▶ Do this:
Restate the listing below word for word, omitting any images.

▶ Task data:

□ □ □ □

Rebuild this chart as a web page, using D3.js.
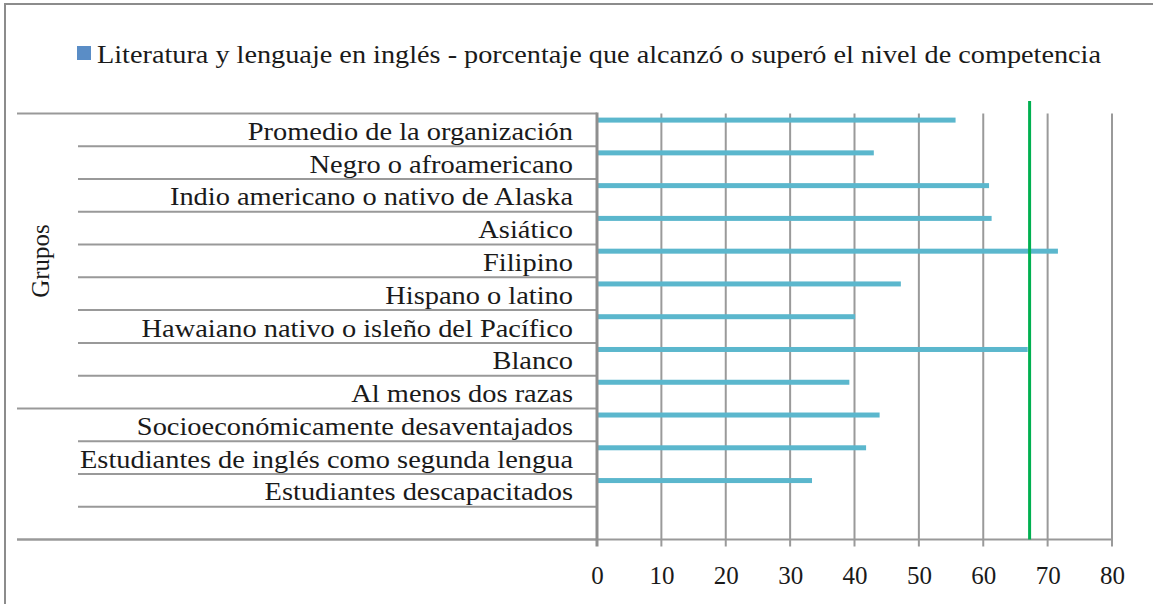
<!DOCTYPE html>
<html>
<head lang="es">
  <meta charset="UTF-8">
  <title>Literatura y lenguaje en inglés</title>
  <script src="https://cdn.jsdelivr.net/npm/d3@7"></script>
</head>
<style>
  body { margin: 0; background: #fff; }
  #chart text { font-family: "Liberation Serif", "DejaVu Serif", serif; fill: #1a1a1a; }
  #chart .grid line { stroke: #9a9a9a; stroke-width: 2; }
  #chart .sep { stroke: #999; stroke-width: 2; }
  #chart .bar { fill: #5bb7cd; }
</style>
<body>

<svg id="chart" width="1153" height="604"></svg>

<script>
  var categories = [
    'Promedio de la organización',
    'Negro o afroamericano',
    'Indio americano o nativo de Alaska',
    'Asiático',
    'Filipino',
    'Hispano o latino',
    'Hawaiano nativo o isleño del Pacífico',
    'Blanco',
    'Al menos dos razas',
    'Socioeconómicamente desaventajados',
    'Estudiantes de inglés como segunda lengua',
    'Estudiantes descapacitados'
  ];
  var values = [ 55.7, 43.0, 60.9, 61.3, 71.6, 47.2, 40.1, 66.9, 39.2, 43.9, 41.8, 33.4 ];
  var groupSizes = [ 9, 4 ];          // "Grupos" spans the first 9 rows, second group has 3 + empty row
  var groupNames = [ 'Grupos', '' ];
  var target = 67.2;
  var xTicks = [ 0, 10, 20, 30, 40, 50, 60, 70, 80 ];
  var seriesName = 'Literatura y lenguaje en inglés - porcentaje que alcanzó o superó el nivel de competencia';

  var svg = d3.select('#chart');
  var plotTop = 113.5, plotBottom = 539.5, plotLeft = 597, plotRight = 1112;

  // outer frame (right/bottom edges fall off the picture, like the source)
  svg.append('rect')
    .attr('x', 5).attr('y', 4).attr('width', 1170).attr('height', 620)
    .attr('fill', 'none').attr('stroke', '#8c8c8c').attr('stroke-width', 2);

  var rows = d3.range(categories.length + 1);   // one empty row at the bottom
  var x = d3.scaleLinear().domain([0, 80]).range([plotLeft, plotRight]);
  var y = d3.scaleBand().domain(rows).range([plotTop, plotBottom]);
  var bw = y.bandwidth();

  // vertical gridlines with little ticks below the axis
  svg.append('g').attr('class', 'grid')
    .selectAll('line')
    .data(xTicks.slice(1))
    .enter()
      .append('line')
      .attr('x1', x).attr('x2', x)
      .attr('y1', plotTop).attr('y2', plotBottom + 7);

  // row separators of the category axis
  var groupStarts = [0];
  groupSizes.forEach(function(n, i) { groupStarts.push(groupStarts[i] + n); });
  svg.append('g')
    .selectAll('line')
    .data(d3.range(rows.length + 1))
    .enter()
      .append('line')
      .attr('class', 'sep')
      .attr('x1', function(i) { return groupStarts.indexOf(i) >= 0 ? 17 : 78; })
      .attr('x2', plotLeft)
      .attr('y1', function(i) { return plotTop + i * bw; })
      .attr('y2', function(i) { return plotTop + i * bw; });

  // bottom axis line
  svg.append('line')
    .attr('x1', 17).attr('x2', plotRight)
    .attr('y1', plotBottom).attr('y2', plotBottom)
    .attr('stroke', '#999').attr('stroke-width', 2);

  // bars
  svg.append('g')
    .selectAll('rect')
    .data(values)
    .enter()
      .append('rect')
      .attr('class', 'bar')
      .attr('x', x(0))
      .attr('y', function(d, i) { return y(i) + bw * 0.125; })
      .attr('width', function(d) { return x(d) - x(0); })
      .attr('height', 5);

  // left axis line
  svg.append('line')
    .attr('x1', plotLeft).attr('x2', plotLeft)
    .attr('y1', plotTop - 1).attr('y2', plotBottom + 7)
    .attr('stroke', '#8f8f8f').attr('stroke-width', 3);

  // target line
  svg.append('line')
    .attr('x1', x(target)).attr('x2', x(target))
    .attr('y1', 101).attr('y2', plotBottom)
    .attr('stroke', '#00b050').attr('stroke-width', 3);

  // category labels
  var labels = svg.append('g')
    .selectAll('text')
    .data(categories)
    .enter()
      .append('text')
      .attr('x', 573)
      .attr('y', function(d, i) { return y(i) + bw / 2 + 10; })
      .attr('text-anchor', 'end')
      .style('font-size', '25px')
      .text(function(d) { return d; });
  stretch(labels, 'Estudiantes de inglés como segunda lengua', 493);

  // group label
  svg.append('text')
    .attr('transform', 'translate(49,' + (plotTop + groupSizes[0] * bw / 2) + ') rotate(-90)')
    .attr('text-anchor', 'middle')
    .style('font-size', '25px')
    .text(groupNames[0]);

  // x tick labels
  var axis = d3.axisBottom(x).tickValues(xTicks).tickSize(0).tickPadding(0);
  var ax = svg.append('g')
    .attr('transform', 'translate(0,' + 584 + ')')
    .call(axis);
  ax.select('.domain').remove();
  ax.selectAll('text')
    .attr('dy', 0)
    .attr('fill', '#1a1a1a')
    .style('font-size', '25px')
    .style('font-family', '"Liberation Serif", serif');

  // legend
  svg.append('rect')
    .attr('x', 77).attr('y', 46).attr('width', 14).attr('height', 14)
    .attr('fill', '#5a8dc6');
  var legendText = svg.append('text')
    .attr('x', 97).attr('y', 63)
    .style('font-size', '25px')
    .text(seriesName);
  stretch(legendText, seriesName, 1004);

  // the source face is wider than Liberation Serif: stretch glyphs by a common factor
  function stretch(sel, longest, width) {
    var probe = null;
    sel.each(function() { if (this.textContent === longest) probe = this; });
    var k = width / probe.getComputedTextLength();
    sel.each(function() {
      var w = this.getComputedTextLength();
      d3.select(this)
        .attr('textLength', w * k)
        .attr('lengthAdjust', 'spacingAndGlyphs');
    });
  }
</script>
</body>
</html>
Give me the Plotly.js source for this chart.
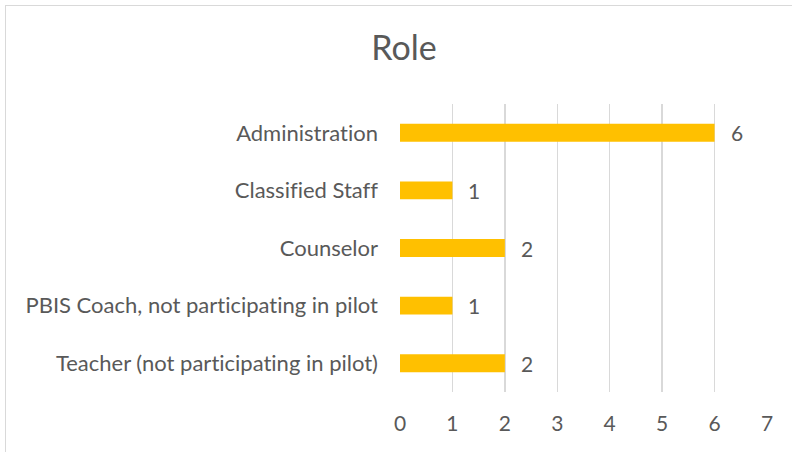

□ □ □ □

▶ Full output:
Rebuild this chart as a web page, using D3.js.
<!DOCTYPE html>
<html>
<head lang="es">
  <meta charset="UTF-8">
  <title>Literatura y lenguaje en inglés</title>
  <script src="https://cdn.jsdelivr.net/npm/d3@7"></script>
</head>
<style>
  body { margin: 0; background: #fff; }
  #chart text { font-family: "Liberation Serif", "DejaVu Serif", serif; fill: #1a1a1a; }
  #chart .grid line { stroke: #9a9a9a; stroke-width: 2; }
  #chart .sep { stroke: #999; stroke-width: 2; }
  #chart .bar { fill: #5bb7cd; }
</style>
<body>

<svg id="chart" width="1153" height="604"></svg>

<script>
  var categories = [
    'Promedio de la organización',
    'Negro o afroamericano',
    'Indio americano o nativo de Alaska',
    'Asiático',
    'Filipino',
    'Hispano o latino',
    'Hawaiano nativo o isleño del Pacífico',
    'Blanco',
    'Al menos dos razas',
    'Socioeconómicamente desaventajados',
    'Estudiantes de inglés como segunda lengua',
    'Estudiantes descapacitados'
  ];
  var values = [ 55.7, 43.0, 60.9, 61.3, 71.6, 47.2, 40.1, 66.9, 39.2, 43.9, 41.8, 33.4 ];
  var groupSizes = [ 9, 4 ];          // "Grupos" spans the first 9 rows, second group has 3 + empty row
  var groupNames = [ 'Grupos', '' ];
  var target = 67.2;
  var xTicks = [ 0, 10, 20, 30, 40, 50, 60, 70, 80 ];
  var seriesName = 'Literatura y lenguaje en inglés - porcentaje que alcanzó o superó el nivel de competencia';

  var svg = d3.select('#chart');
  var plotTop = 113.5, plotBottom = 539.5, plotLeft = 597, plotRight = 1112;

  // outer frame (right/bottom edges fall off the picture, like the source)
  svg.append('rect')
    .attr('x', 5).attr('y', 4).attr('width', 1170).attr('height', 620)
    .attr('fill', 'none').attr('stroke', '#8c8c8c').attr('stroke-width', 2);

  var rows = d3.range(categories.length + 1);   // one empty row at the bottom
  var x = d3.scaleLinear().domain([0, 80]).range([plotLeft, plotRight]);
  var y = d3.scaleBand().domain(rows).range([plotTop, plotBottom]);
  var bw = y.bandwidth();

  // vertical gridlines with little ticks below the axis
  svg.append('g').attr('class', 'grid')
    .selectAll('line')
    .data(xTicks.slice(1))
    .enter()
      .append('line')
      .attr('x1', x).attr('x2', x)
      .attr('y1', plotTop).attr('y2', plotBottom + 7);

  // row separators of the category axis
  var groupStarts = [0];
  groupSizes.forEach(function(n, i) { groupStarts.push(groupStarts[i] + n); });
  svg.append('g')
    .selectAll('line')
    .data(d3.range(rows.length + 1))
    .enter()
      .append('line')
      .attr('class', 'sep')
      .attr('x1', function(i) { return groupStarts.indexOf(i) >= 0 ? 17 : 78; })
      .attr('x2', plotLeft)
      .attr('y1', function(i) { return plotTop + i * bw; })
      .attr('y2', function(i) { return plotTop + i * bw; });

  // bottom axis line
  svg.append('line')
    .attr('x1', 17).attr('x2', plotRight)
    .attr('y1', plotBottom).attr('y2', plotBottom)
    .attr('stroke', '#999').attr('stroke-width', 2);

  // bars
  svg.append('g')
    .selectAll('rect')
    .data(values)
    .enter()
      .append('rect')
      .attr('class', 'bar')
      .attr('x', x(0))
      .attr('y', function(d, i) { return y(i) + bw * 0.125; })
      .attr('width', function(d) { return x(d) - x(0); })
      .attr('height', 5);

  // left axis line
  svg.append('line')
    .attr('x1', plotLeft).attr('x2', plotLeft)
    .attr('y1', plotTop - 1).attr('y2', plotBottom + 7)
    .attr('stroke', '#8f8f8f').attr('stroke-width', 3);

  // target line
  svg.append('line')
    .attr('x1', x(target)).attr('x2', x(target))
    .attr('y1', 101).attr('y2', plotBottom)
    .attr('stroke', '#00b050').attr('stroke-width', 3);

  // category labels
  var labels = svg.append('g')
    .selectAll('text')
    .data(categories)
    .enter()
      .append('text')
      .attr('x', 573)
      .attr('y', function(d, i) { return y(i) + bw / 2 + 10; })
      .attr('text-anchor', 'end')
      .style('font-size', '25px')
      .text(function(d) { return d; });
  stretch(labels, 'Estudiantes de inglés como segunda lengua', 493);

  // group label
  svg.append('text')
    .attr('transform', 'translate(49,' + (plotTop + groupSizes[0] * bw / 2) + ') rotate(-90)')
    .attr('text-anchor', 'middle')
    .style('font-size', '25px')
    .text(groupNames[0]);

  // x tick labels
  var axis = d3.axisBottom(x).tickValues(xTicks).tickSize(0).tickPadding(0);
  var ax = svg.append('g')
    .attr('transform', 'translate(0,' + 584 + ')')
    .call(axis);
  ax.select('.domain').remove();
  ax.selectAll('text')
    .attr('dy', 0)
    .attr('fill', '#1a1a1a')
    .style('font-size', '25px')
    .style('font-family', '"Liberation Serif", serif');

  // legend
  svg.append('rect')
    .attr('x', 77).attr('y', 46).attr('width', 14).attr('height', 14)
    .attr('fill', '#5a8dc6');
  var legendText = svg.append('text')
    .attr('x', 97).attr('y', 63)
    .style('font-size', '25px')
    .text(seriesName);
  stretch(legendText, seriesName, 1004);

  // the source face is wider than Liberation Serif: stretch glyphs by a common factor
  function stretch(sel, longest, width) {
    var probe = null;
    sel.each(function() { if (this.textContent === longest) probe = this; });
    var k = width / probe.getComputedTextLength();
    sel.each(function() {
      var w = this.getComputedTextLength();
      d3.select(this)
        .attr('textLength', w * k)
        .attr('lengthAdjust', 'spacingAndGlyphs');
    });
  }
</script>
</body>
</html>
Give me the Plotly.js source for this chart.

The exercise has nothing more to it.